The passengers who were waiting for flight KL1703 to Madrid last month had no idea that they were on a special flight. Until the captain picked up the microphone and told them that their KLM aircraft had 500 liters of sustainable synthetic kerosene in the tank, in addition to regular kerosene. […]. It is the first aircraft ever to fly this.

The Dutch world first was announced this morning by traffic minister Cora van Nieuwenhuizen, during an international digital conference in The Hague on the future of sustainable aviation fuels. At her request, Shell made green hydrogen using sustainable electricity from solar panels. CO2 was captured in Pernis and on a farm in Friesland. Clean kerosene is made from this together with water.

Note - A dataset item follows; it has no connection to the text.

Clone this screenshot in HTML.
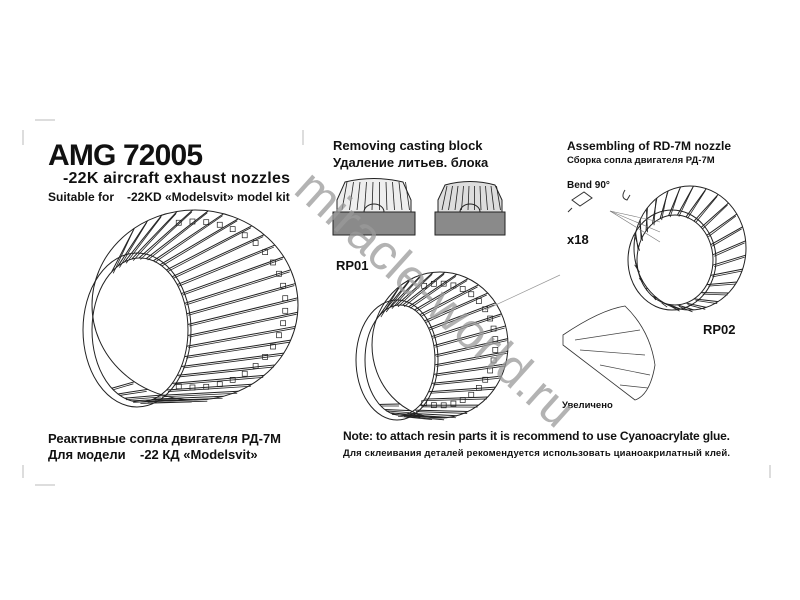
<!DOCTYPE html><html><head><meta charset="utf-8"><style>
body{margin:0;background:#fff}
svg{display:block}
text{font-family:"Liberation Sans","Noto Sans CJK SC",sans-serif;font-weight:bold;fill:#111}
</style></head><body>
<svg id="s" width="800" height="600" viewBox="0 0 800 600">
<g stroke="#bbb" stroke-width="1">
<line x1="23" y1="130" x2="23" y2="145"/><line x1="303" y1="130" x2="303" y2="145"/>
<line x1="35" y1="120" x2="55" y2="120"/><line x1="23" y1="465" x2="23" y2="478"/>
<line x1="35" y1="485" x2="55" y2="485"/><line x1="770" y1="465" x2="770" y2="478"/>
</g>
<text x="48" y="165" font-size="30" textLength="155">AMG 72005</text>
<text x="63" y="183" font-size="16" textLength="227">-22K aircraft exhaust nozzles</text>
<text x="48" y="201" font-size="12">Suitable for<tspan x="127">-22KD «Modelsvit» model kit</tspan></text>
<text x="333" y="150" font-size="13">Removing casting block</text>
<text x="333" y="167" font-size="13">Удаление литьев. блока</text>
<text x="567" y="150" font-size="12">Assembling of RD-7M nozzle</text>
<text x="567" y="163" font-size="9.5">Сборка сопла двигателя РД-7М</text>
<text x="567" y="188" font-size="10">Bend 90°</text>
<text x="567" y="244" font-size="13">x18</text>
<text x="336" y="270" font-size="13">RP01</text>
<text x="703" y="334" font-size="13">RP02</text>
<text x="562" y="408" font-size="9.5">Увеличено</text>
<text x="48" y="443" font-size="13">Реактивные сопла двигателя РД-7М</text>
<text x="48" y="459" font-size="13">Для модели<tspan x="140">-22 КД «Modelsvit»</tspan></text>
<text x="343" y="440" font-size="12" textLength="387">Note: to attach resin parts it is recommend to use Cyanoacrylate glue.</text>
<text x="343" y="456" font-size="9.5" textLength="387">Для склеивания деталей рекомендуется использовать цианоакрилатный клей.</text>
<g stroke="#222" stroke-width="1">
<rect x="333" y="212" width="82" height="23" fill="#8a8a8a"/>
<path d="M337 212 L337 200 L345 182 Q374 175 403 182 L411 200 L411 212 Z" fill="#eee"/>
<rect x="435" y="212" width="70" height="23" fill="#8a8a8a"/>
<path d="M438 212 L438 200 L445 185 Q470 178 495 185 L502 200 L502 212 Z" fill="#ddd"/>
<path d="M364 212 A10 8 0 0 1 384 212 M460 212 A10 8 0 0 1 480 212" fill="none"/>
</g>
<g id="bl" stroke="#222" stroke-width="0.8"></g>
<g id="nz" fill="none" stroke="#222" stroke-width="1"></g>
<line x1="485" y1="310" x2="560" y2="275" stroke="#999" stroke-width="0.7"/>
<g stroke="#777" stroke-width="0.6"><line x1="610" y1="211" x2="660" y2="222"/><line x1="610" y1="211" x2="660" y2="232"/><line x1="610" y1="211" x2="660" y2="242"/></g>
<path d="M572 200 l12 -8 l8 6 l-12 8 z M572 208 l-4 4" fill="none" stroke="#333"/>
<path d="M625 190 q-5 8 2 10 l3 -5" fill="none" stroke="#333"/>
<path d="M563 335 Q600 310 625 306 Q650 330 655 365 Q650 395 635 400 L563 345 Z" fill="#fff" stroke="#333" stroke-width="0.8"/>
<g stroke="#444" stroke-width="0.7"><line x1="575" y1="340" x2="640" y2="330"/><line x1="580" y1="350" x2="645" y2="355"/><line x1="600" y1="365" x2="650" y2="375"/><line x1="620" y1="385" x2="648" y2="388"/></g>
<text x="292" y="192" font-size="50" style="font-weight:normal;fill:#9a9a9a;opacity:.75" transform="rotate(42 292 192)">miracle-world.ru</text>
</svg>
<script>
var ns="http://www.w3.org/2000/svg",g=document.getElementById('nz'),bl=document.getElementById('bl');
function el(p,t,a){var e=document.createElementNS(ns,t);for(var k in a)e.setAttribute(k,a[k]);p.appendChild(e);return e;}
function noz(o,i,n,a0,a1,sq){
 el(g,'ellipse',{cx:o[0],cy:o[1],rx:o[2],ry:o[3]});
 el(g,'ellipse',{cx:i[0],cy:i[1],rx:i[2],ry:i[3]});
 el(g,'ellipse',{cx:i[0]-3,cy:i[1],rx:i[2]+6,ry:i[3]+5});
 for(var k=0;k<n;k++){var a=a0+(a1-a0)*k/(n-1);var c=Math.cos(a),s=Math.sin(a);
  var x1=i[0]+i[2]*c,y1=i[1]+i[3]*s,x2=o[0]+o[2]*c,y2=o[1]+o[3]*s;
  el(g,'line',{x1:x1,y1:y1,x2:x2,y2:y2});
  el(g,'line',{x1:x1+1.5,y1:y1+1.5,x2:x2-1,y2:y2+2,'stroke-width':0.8});
  if(sq&&c>-0.3){el(g,'rect',{x:x2-12*c-3,y:y2-12*s-3,width:5,height:5,'stroke-width':0.7});}
 }}
noz([195,305,103,95],[140,330,48,72],30,-2.2,2.2,1);
noz([440,345,68,73],[400,360,35,55],26,-2.2,2.2,1);
noz([690,248,56,62],[675,260,38,45],26,-2.9,2.9,0);
for(var k=0;k<10;k++){el(bl,'line',{x1:342+k*7.5,y1:210,x2:347+k*6.5,y2:182});el(bl,'line',{x1:442+k*6.5,y1:210,x2:447+k*5.5,y2:186});}
</script>
</body></html>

The minister wanted to show in practice that flying on sustainable synthetic kerosene is possible. “500 liters is of course far too little for an airplane, but it is already a lot more than in laboratory conditions”, says Van Nieuwenhuizen. “The intention is now to scale it up to the European level and make it more affordable.“

Minister van Nieuwenhuizen, together with France, Germany, Sweden, Finland and Denmark, are calling on the European Commission to come up with a mandatory ‘blending scheme’ for sustainable kerosene. In this way, airlines would have to fill an increasing proportion of the fuel tanks in their aircraft with sustainable kerosene. By 2050, aviation, like other sectors, must be completely C02 neutral.